De la proposition d’Attac à la loi : la taxation unitaire des multinationales fait un pas décisif

mercredi 29 octobre 2025, par Attac France

Ce mardi 28 octobre, les députées ont très largement approuvé, contre l’avis du gouvernement, un amendement visant à taxer les bénéfices des multinationales, proportionnellement à leur activité réalisée en France. Attac se félicite de voir l’une de ses principales propositions être reprise et adoptée. L’association Attac porte en effet depuis plusieurs années cette proposition de taxation unitaire, visant à mettre fin à l’évasion fiscale des multinationales.

Selon le texte qui vient d’être adopté, « toute personne morale ayant une activité en France est imposable à hauteur de son chiffre d’affaires réalisé sur le territoire national ramené à son chiffre d’affaires mondial, le calcul de ces chiffres d’affaires national et mondial incluant également le chiffre d’affaires des entités juridiques dont elle détient plus de 50 % des actions, parts, droits financiers ou droits de vote ». Par ailleurs, « cette imposition garantit que le taux d’imposition de la part des bénéfices mondiaux imposée en France sera égal à 25 % ». Cette mesure, présentée comme un "impôt universel", est très fortement inspirée de la revendication de taxation unitaire portée par Attac : il s’agit en effet de neutraliser l’évasion fiscale des multinationales, en leur faisant payer l’impôt sur les sociétés là où elles réalisent leurs activités plutôt que de leur permettre de délocaliser leurs profits dans des paradis fiscaux.

En 2019, face aux dégâts considérables de l’évasion fiscale et au laisser-faire des gouvernements, Attac avait montré dans un rapport publié à l’occasion du G7 Finance qu’une taxation unitaire était nécessaire pour neutraliser l’évasion fiscale à laquelle les multinationales se livrent via le jeu des prix de transfert.
L’association n’a eu de cesse de réclamer un tel système.
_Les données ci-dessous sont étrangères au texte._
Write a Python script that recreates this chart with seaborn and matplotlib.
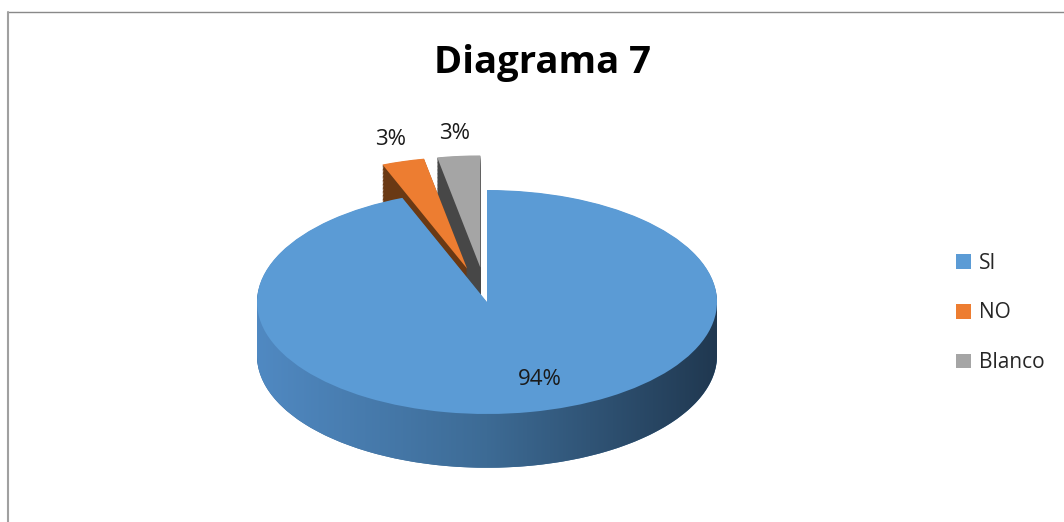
import numpy as np
import matplotlib
matplotlib.use("Agg")
import matplotlib.pyplot as plt
import seaborn as sns
from matplotlib.path import Path
from matplotlib.patches import Patch
from matplotlib.colors import LinearSegmentedColormap

# data
categories = ["SI", "NO", "Blanco"]
values = [94, 3, 3]
explode = [0, 0.31, 0.31]
title = "Diagrama 7"

# excel-ish office palette
top_colors = sns.color_palette(["#5B9BD5", "#ED7D31", "#A5A5A5"])
side_colors = ["#3D6D99", "#6A3914", "#474747"]

sns.set_theme(style="white")
plt.rcParams["font.family"] = ["Open Sans", "DejaVu Sans"]

fig = plt.figure(figsize=(10.64, 5.22), dpi=100)
ax = fig.add_axes([0, 0, 1, 1])

depth = 0.48
n_layers = 40

# extruded side: stack of shifted pies, deepest first
for k in np.linspace(depth, 0.005, n_layers):
    ax.pie(values, colors=side_colors, startangle=90, counterclock=False,
           explode=explode, center=(0, -k), radius=1,
           wedgeprops=dict(linewidth=0))

# horizontal gradient on the front band of the big slice
band = np.linspace(0, 1, 256).reshape(1, -1)
cmap = LinearSegmentedColormap.from_list("side", ["#5089C2", "#3D6B95", "#203850"])
im = ax.imshow(band, cmap=cmap, extent=[-1, 1, -1 - depth, 0], aspect="auto", zorder=2)
theta = np.linspace(np.pi, 2 * np.pi, 200)
verts = np.column_stack([np.cos(theta), np.sin(theta) - depth])
verts = np.vstack([verts, [[1, 0], [-1, 0], verts[0]]])
im.set_clip_path(Path(verts, closed=True), ax.transData)

# top face
small_labels = ["" if v > 50 else f"{v}%" for v in values]
wedges, texts, autotexts = ax.pie(
    values, colors=top_colors, startangle=90, counterclock=False,
    explode=explode, radius=1, labels=small_labels, labeldistance=1.2,
    autopct=lambda p: f"{p:.0f}%" if p > 50 else "", pctdistance=0.70,
    wedgeprops=dict(linewidth=0, zorder=3),
    textprops=dict(fontsize=16, color="#1a1a1a"))
for w in wedges:
    w.set_zorder(3)
for t in list(texts) + list(autotexts):
    t.set_ha("center")
    t.set_va("center")
    t.set_zorder(5)
# excel nudges the big label a bit to the right on the tilted face
px, py = autotexts[0].get_position()
autotexts[0].set_position((px + 0.1, py))

# map data space onto the picture: centre (487,302) px, radii 230 x 112 px
ax.set_aspect("auto")
ax.set_xlim(-487 / 230, (1064 - 487) / 230)
ax.set_ylim(-(522 - 302) / 112, 302 / 112)
ax.axis("off")

fig.text(542 / 1064, 1 - 63 / 522, title, ha="center", va="center",
         fontsize=27.5, fontweight="bold", color="#000000")

handles = [Patch(facecolor=c, edgecolor="none") for c in top_colors]
fig.legend(handles, categories, loc="center left",
           bbox_to_anchor=(956 / 1064, 1 - 313 / 522), frameon=False,
           fontsize=15, labelspacing=1.38, handlelength=0.7, handleheight=0.7,
           handletextpad=0.4, borderpad=0, borderaxespad=0)

# chart area border (runs off the right and bottom edges)
fig.add_artist(plt.Line2D([8 / 1064, 1.01], [1 - 12 / 522, 1 - 12 / 522],
                          transform=fig.transFigure, color="#898989", lw=1))
fig.add_artist(plt.Line2D([8 / 1064, 8 / 1064], [1 - 12 / 522, -0.01],
                          transform=fig.transFigure, color="#A0A0A0", lw=1.5))

fig.savefig("out.png", dpi=100)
Elle avait mené une campagne d’actions « Prélevons les multinationales à la source » pour le promouvoir. Elle a également lancé une pétition pour défendre ce projet fin 2024. La moitié du commerce mondial est le fruit de transactions intra-groupes, les prix de transfert, et les profits des multinationales délocalisés dans les paradis fiscaux sont estimés à 36 % par le Cepii (Centre d’études prospectives et d’informations internationales) et 40 % par l’Observatoire européen de la fiscalité (EU Tax Observatory).

Relocaliser les bénéfices là où ils ont été véritablement générés est l’objectif principal de cette mesure. Cela permettrait de dégager des recettes fiscales importantes, de 18 à 26 milliards d’euros. Cette mesure est nettement plus efficace que le taux minimal d’imposition des multinationales de 15 %, qui résulte d’un accord au sein de l’OCDE et qui a été récemment mis en place au sein de l’Union européenne, et donc en France.

Le ministre de l’économie, Roland Lescure, ne peut valablement invoquer les travaux en cours entre les pays de l’OCDE sur la taxation minimale de 15 % sur les multinationales. Rappelons que cette disposition a été validée par le Conseil de l’Union européenne et qu’elle est entrée en application le 1er janvier 2024.

Initialement, selon une note du Conseil d’analyse économique « les recettes fiscales de la France augmenteraient de près de 6 milliards d’euros avec un taux de taxation minimal effectif à 15 % ». Le résultat est très loin de ces estimations. Selon le projet de loi de finances pour 2026, les dernières précisions concernant les règles de définition de l’assiette de l’impôt conduisent à une prévision de recettes de l’impôt minimum mondial à 15 % s’établissant à 500 millions d’euros pour 2026. Avec un tel dispositif, les écarts d’imposition entre grandes entreprises et petites et moyennes entreprises, que l’association Attac a récemment dénoncés, ne peuvent que perdurer. Mais ils cesseraient immédiatement avec la taxation unitaire.

Il est temps de saisir cette occasion pour passer à la vitesse supérieure afin de financer les immenses besoins sociaux, environnementaux et économiques et pour rétablir davantage de justice fiscale, synonyme de renforcement du consentement à l’impôt. Cela passe par une véritable taxation unitaire et, plus largement, par un système fiscal réformé qui renforce les impôts directs et la progressivité de l’impôt. C’est à ces conditions qu’il sera possible de financer l’action publique et de réduire les inégalités. Deux priorités absolues.

Certes, le chemin parlementaire est encore long avant de voir adoptée définitivement la taxation unitaire. Mais le vote de l’Assemblée nationale ce 28 octobre est une importante victoire, qui confirme que la lutte contre l’évasion fiscale est avant tout une question de volonté politique.